At the DME, their doctor will examine you and ask you questions concerning your past medical history, your present injury or condition and how you are feeling now. The DME is designed to help the WC insurance carrier defend against your case. The DME is NOT designed to provide you with medical treatment or advice. In fact, you can refuse medical advice from their doctor.
You have several rights as part of this process. To see a list of these rights, check out:
The DME is a very important part of your case. We recommend the following:
Before the DME, gather your thoughts about your medical history, your present injury and any prior conditions (especially those that involve the area of the body you are making a claim about). Make a list of all your complaints and symptoms that are related to your claim.
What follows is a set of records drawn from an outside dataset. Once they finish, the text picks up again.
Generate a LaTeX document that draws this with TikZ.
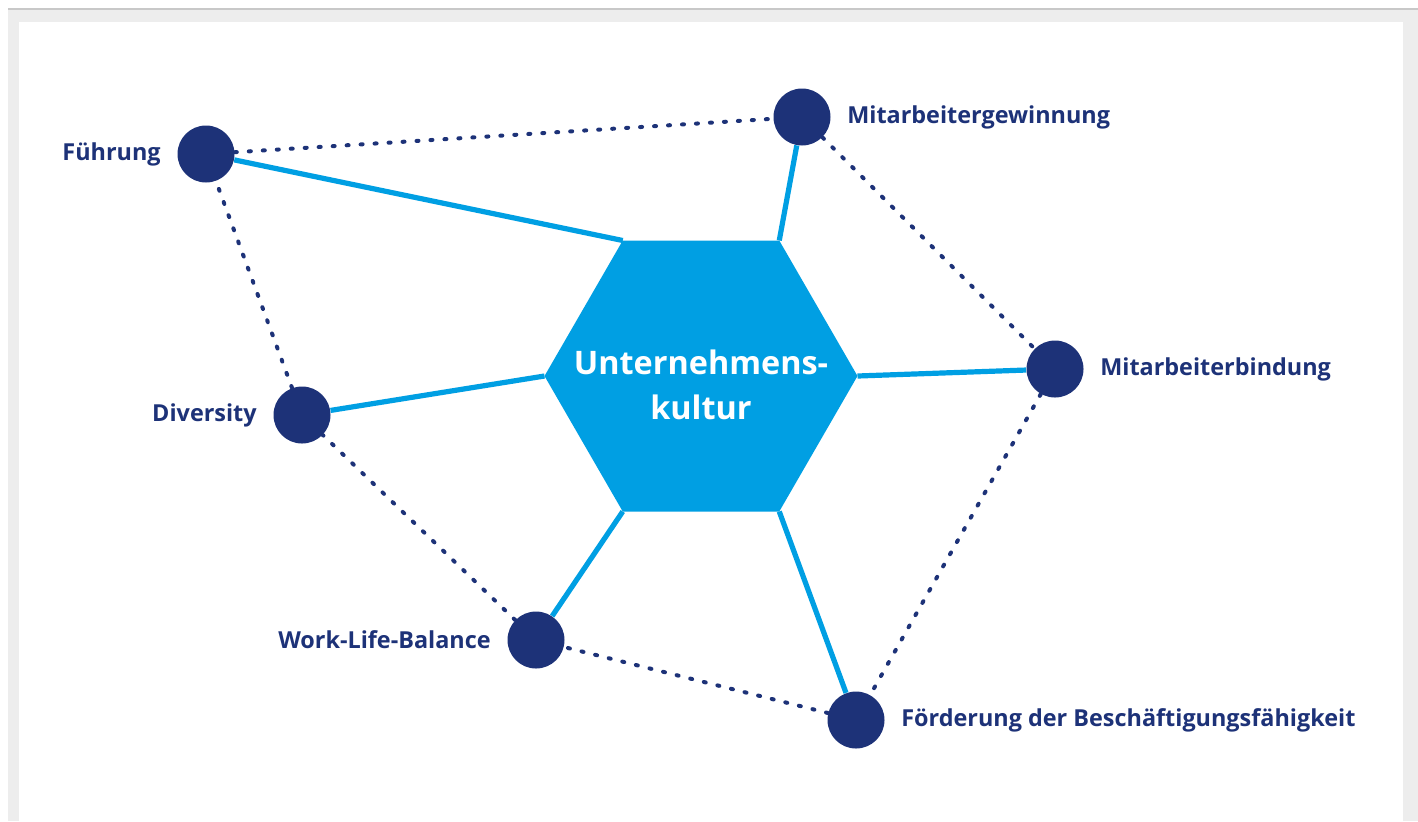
\documentclass[tikz,border=0pt]{standalone}
\usepackage{fontspec}
\setmainfont{Open Sans}

\begin{document}
\begin{tikzpicture}[x=0.5pt,y=-0.5pt,
  mynode/.style={circle,fill=navy,minimum size=28.5pt,inner sep=0pt},
  lbl/.style={text=navy,font=\bfseries\fontsize{11.7}{14}\selectfont,inner sep=8pt},
  solidlink/.style={draw=skyblue,line width=2.6pt},
  dotlink/.style={draw=navy,line width=2pt,line cap=round,dash pattern=on 1pt off 6pt}]
\definecolor{navy}{HTML}{1D3278}
\definecolor{skyblue}{HTML}{009FE3}
\definecolor{framegray}{HTML}{EDEDED}
\definecolor{framegrayline}{HTML}{C8C8C8}
\useasboundingbox (0,0) rectangle (1418,821);
% frame
\fill[framegray] (8,8) rectangle (1418,821);
\fill[white] (19,22) rectangle (1403,821);
\draw[framegrayline,line width=1pt] (8,9) -- (1418,9);
% centre hexagon
\coordinate (hex-nw) at (622.75,240.5);
\coordinate (hex-ne) at (779.25,240.5);
\coordinate (hex-e) at (857.5,376);
\coordinate (hex-se) at (779.25,511.5);
\coordinate (hex-sw) at (622.75,511.5);
\coordinate (hex-w) at (544.5,376);
\fill[skyblue] (hex-nw) -- (hex-ne) -- (hex-e) -- (hex-se) -- (hex-sw) -- (hex-w) -- cycle;
\node[text=white,font=\bfseries\fontsize{16.2}{22.5}\selectfont,align=center] (kultur) at (701,385) {Unternehmens-\\kultur};
% topics
\foreach \nm/\pos/\side/\txt in {fuehrung/{(206,154)}/left/Führung,
    gewinnung/{(802,117)}/right/Mitarbeitergewinnung,
    bindung/{(1055,369)}/right/Mitarbeiterbindung,
    diversity/{(302,415)}/left/Diversity,
    worklife/{(536,640)}/left/Work-Life-Balance,
    foerderung/{(856,720)}/right/Förderung der Beschäftigungsfähigkeit}
  {  \node [mynode,label={[lbl]\side:\txt}] (\nm) at \pos {};}
\foreach \nm/\c in {fuehrung/nw,diversity/w,worklife/sw,foerderung/se,bindung/e,gewinnung/ne}
  {  \draw[solidlink] (\nm) -- (hex-\c);}
\foreach \a/\b in {fuehrung/gewinnung,gewinnung/bindung,bindung/foerderung,foerderung/worklife,worklife/diversity,diversity/fuehrung}
  {  \draw[dotlink] (\a) -- (\b);}
\end{tikzpicture}
\end{document}
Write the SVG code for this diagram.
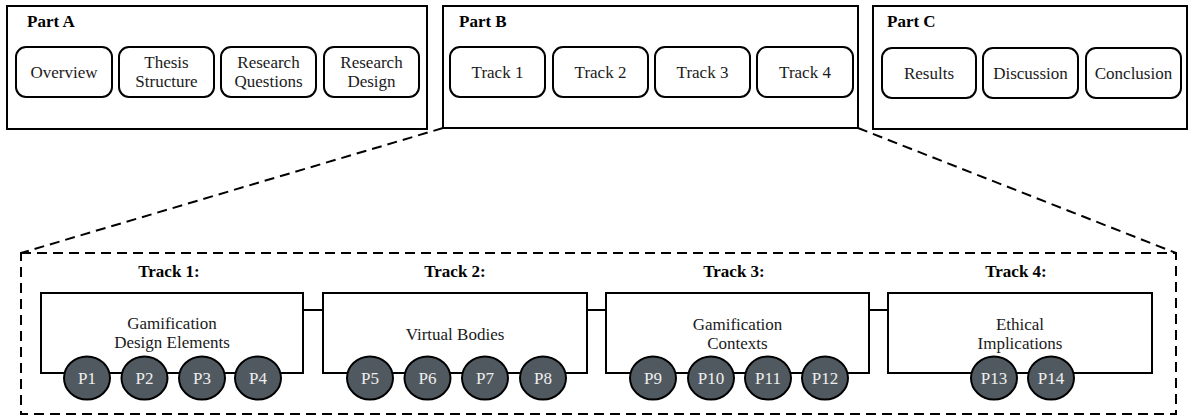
<svg xmlns="http://www.w3.org/2000/svg" width="1192" height="416" viewBox="0 0 1192 416">
  <style>
    .part { fill: #fff; stroke: #000; stroke-width: 2; }
    .item { fill: #fff; stroke: #000; stroke-width: 2; }
    .track { fill: #fff; stroke: #000; stroke-width: 2; }
    .pub { fill: #515960; stroke: #000; stroke-width: 2; }
    .zoomline { fill: none; stroke: #000; stroke-width: 2; stroke-dasharray: 10 6; }
    .link { fill: none; stroke: #000; stroke-width: 2; }
    .title { font-family: "Liberation Serif", serif; font-weight: bold; font-size: 17px; fill: #000; }
    .label { font-family: "Liberation Serif", serif; font-size: 17px; fill: #1a1a1a; text-anchor: middle; }
    .plabel { font-family: "Liberation Serif", serif; font-size: 17px; fill: #eee; text-anchor: middle; }
  </style>

  <!-- connectors: zoom-out lines, dashed frame, links between tracks -->
  <g id="connectors">
    <path class="zoomline" d="M443,128 L21,253"/>
    <path class="zoomline" d="M858,128 L1176,253"/>
    <rect class="zoomline" x="21" y="253" width="1155" height="161"/>
    <line class="link" x1="303" y1="310" x2="323" y2="310"/>
    <line class="link" x1="587" y1="310" x2="606" y2="310"/>
    <line class="link" x1="869" y1="310" x2="888" y2="310"/>
  </g>

  <!-- Part A -->
  <g id="partA">
    <rect class="part" x="7" y="6" width="420" height="123"/>
    <text class="title" x="27" y="27">Part A</text>
    <g id="overview">
      <rect class="item" x="16" y="47" width="96" height="50" rx="10"/>
      <text class="label" x="64" y="78">Overview</text>
    </g>
    <g id="thesis-structure">
      <rect class="item" x="119" y="47" width="95" height="50" rx="10"/>
      <text class="label" x="166.5" y="68">Thesis</text>
      <text class="label" x="166.5" y="87">Structure</text>
    </g>
    <g id="research-questions">
      <rect class="item" x="221" y="47" width="95" height="50" rx="10"/>
      <text class="label" x="268.5" y="68">Research</text>
      <text class="label" x="268.5" y="87">Questions</text>
    </g>
    <g id="research-design">
      <rect class="item" x="324" y="47" width="95" height="50" rx="10"/>
      <text class="label" x="371.5" y="68">Research</text>
      <text class="label" x="371.5" y="87">Design</text>
    </g>
  </g>

  <!-- Part B -->
  <g id="partB">
    <rect class="part" x="443" y="6" width="415" height="122"/>
    <text class="title" x="459" y="27">Part B</text>
    <g id="b-track1">
      <rect class="item" x="450" y="47" width="95" height="50" rx="10"/>
      <text class="label" x="497.5" y="78">Track 1</text>
    </g>
    <g id="b-track2">
      <rect class="item" x="553" y="47" width="95" height="50" rx="10"/>
      <text class="label" x="600.5" y="78">Track 2</text>
    </g>
    <g id="b-track3">
      <rect class="item" x="655" y="47" width="95" height="50" rx="10"/>
      <text class="label" x="702.5" y="78">Track 3</text>
    </g>
    <g id="b-track4">
      <rect class="item" x="757" y="47" width="96" height="50" rx="10"/>
      <text class="label" x="805" y="78">Track 4</text>
    </g>
  </g>

  <!-- Part C -->
  <g id="partC">
    <rect class="part" x="873" y="6" width="314" height="123"/>
    <text class="title" x="887" y="27">Part C</text>
    <g id="results">
      <rect class="item" x="882" y="48" width="94" height="50" rx="10"/>
      <text class="label" x="929" y="79">Results</text>
    </g>
    <g id="discussion">
      <rect class="item" x="983" y="48" width="95" height="50" rx="10"/>
      <text class="label" x="1030.5" y="79">Discussion</text>
    </g>
    <g id="conclusion">
      <rect class="item" x="1086" y="48" width="95" height="50" rx="10"/>
      <text class="label" x="1133.5" y="79">Conclusion</text>
    </g>
  </g>

  <!-- Track 1 -->
  <g id="track1">
    <text class="title" x="169" y="277" text-anchor="middle">Track 1:</text>
    <rect class="track" x="41" y="293" width="262" height="80"/>
    <text class="label" x="172" y="329">Gamification</text>
    <text class="label" x="172" y="348">Design Elements</text>
    <g id="p1"><ellipse class="pub" cx="87" cy="378" rx="23" ry="21.5"/><text class="plabel" x="87" y="384">P1</text></g>
    <g id="p2"><ellipse class="pub" cx="144.5" cy="378" rx="23" ry="21.5"/><text class="plabel" x="144.5" y="384">P2</text></g>
    <g id="p3"><ellipse class="pub" cx="202" cy="378" rx="23" ry="21.5"/><text class="plabel" x="202" y="384">P3</text></g>
    <g id="p4"><ellipse class="pub" cx="258" cy="378" rx="23" ry="21.5"/><text class="plabel" x="258" y="384">P4</text></g>
  </g>

  <!-- Track 2 -->
  <g id="track2">
    <text class="title" x="455" y="277" text-anchor="middle">Track 2:</text>
    <rect class="track" x="323" y="293" width="264" height="80"/>
    <text class="label" x="455" y="340">Virtual Bodies</text>
    <g id="p5"><ellipse class="pub" cx="370" cy="378" rx="23" ry="21.5"/><text class="plabel" x="370" y="384">P5</text></g>
    <g id="p6"><ellipse class="pub" cx="427.5" cy="378" rx="23" ry="21.5"/><text class="plabel" x="427.5" y="384">P6</text></g>
    <g id="p7"><ellipse class="pub" cx="485" cy="378" rx="23" ry="21.5"/><text class="plabel" x="485" y="384">P7</text></g>
    <g id="p8"><ellipse class="pub" cx="543" cy="378" rx="23" ry="21.5"/><text class="plabel" x="543" y="384">P8</text></g>
  </g>

  <!-- Track 3 -->
  <g id="track3">
    <text class="title" x="734" y="277" text-anchor="middle">Track 3:</text>
    <rect class="track" x="606" y="293" width="263" height="80"/>
    <text class="label" x="737.5" y="330">Gamification</text>
    <text class="label" x="737.5" y="349">Contexts</text>
    <g id="p9"><ellipse class="pub" cx="653" cy="378" rx="23" ry="21.5"/><text class="plabel" x="653" y="384">P9</text></g>
    <g id="p10"><ellipse class="pub" cx="711" cy="378" rx="23" ry="21.5"/><text class="plabel" x="711" y="384">P10</text></g>
    <g id="p11"><ellipse class="pub" cx="768" cy="378" rx="23" ry="21.5"/><text class="plabel" x="768" y="384">P11</text></g>
    <g id="p12"><ellipse class="pub" cx="825" cy="378" rx="23" ry="21.5"/><text class="plabel" x="825" y="384">P12</text></g>
  </g>

  <!-- Track 4 -->
  <g id="track4">
    <text class="title" x="1016" y="277" text-anchor="middle">Track 4:</text>
    <rect class="track" x="888" y="293" width="264" height="80"/>
    <text class="label" x="1020" y="330">Ethical</text>
    <text class="label" x="1020" y="349">Implications</text>
    <g id="p13"><ellipse class="pub" cx="994" cy="378" rx="23" ry="21.5"/><text class="plabel" x="994" y="384">P13</text></g>
    <g id="p14"><ellipse class="pub" cx="1051" cy="378" rx="23" ry="21.5"/><text class="plabel" x="1051" y="384">P14</text></g>
  </g>
</svg>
DO NOT discuss with this doctor any symptoms that are NOT related to your claim unless you are specifically asked.
You have the right to videotape or otherwise record the DME if you wish. You may bring a friend or family member to the DME. We recommend bringing someone and NOT videotaping or otherwise recording the DME.
Be on time and be polite with the doctor and staff at all times.
Only answer the exact question that is asked; do not volunteer ANY information.
When asked about your injuries, it is helpful to go head to toe, describing each and every injury and symptom.
When asked about your injury, do NOT go into detail; answer in general terms. The doctor needs to know what part of the body was injured and in a general way how it was hurt, but does not need details about the precise way that you were injured.
Do not exaggerate or fake your problems. This can only weaken your case. Do not be ashamed or embarrassed to tell the doctor exactly how you feel and hurt. Be honest and straight forward. The doctor and staff will be watching you the entire time you are in the office, not only when you are in the examining room.
If you experience any pain while in the examining room, be sure to tell the doctor about it.
DO NOT ask the doctor for advice.
If the doctor requests additional tests (blood work, x-rays, etc.), tell him or her that you have to discuss it with your attorney first.
Do not allow anyone other than the doctor you were scheduled to see examine you.
You and your witness should take notes during the examination. As soon as you and your witness get home, write a report about the examination and send it to us.
You may be asked to complete an information form and an authorization form which allows the doctor to examine you and report to the insurance company. You may complete these forms provided that: (1) you understand them; and (2) you provide truthful information.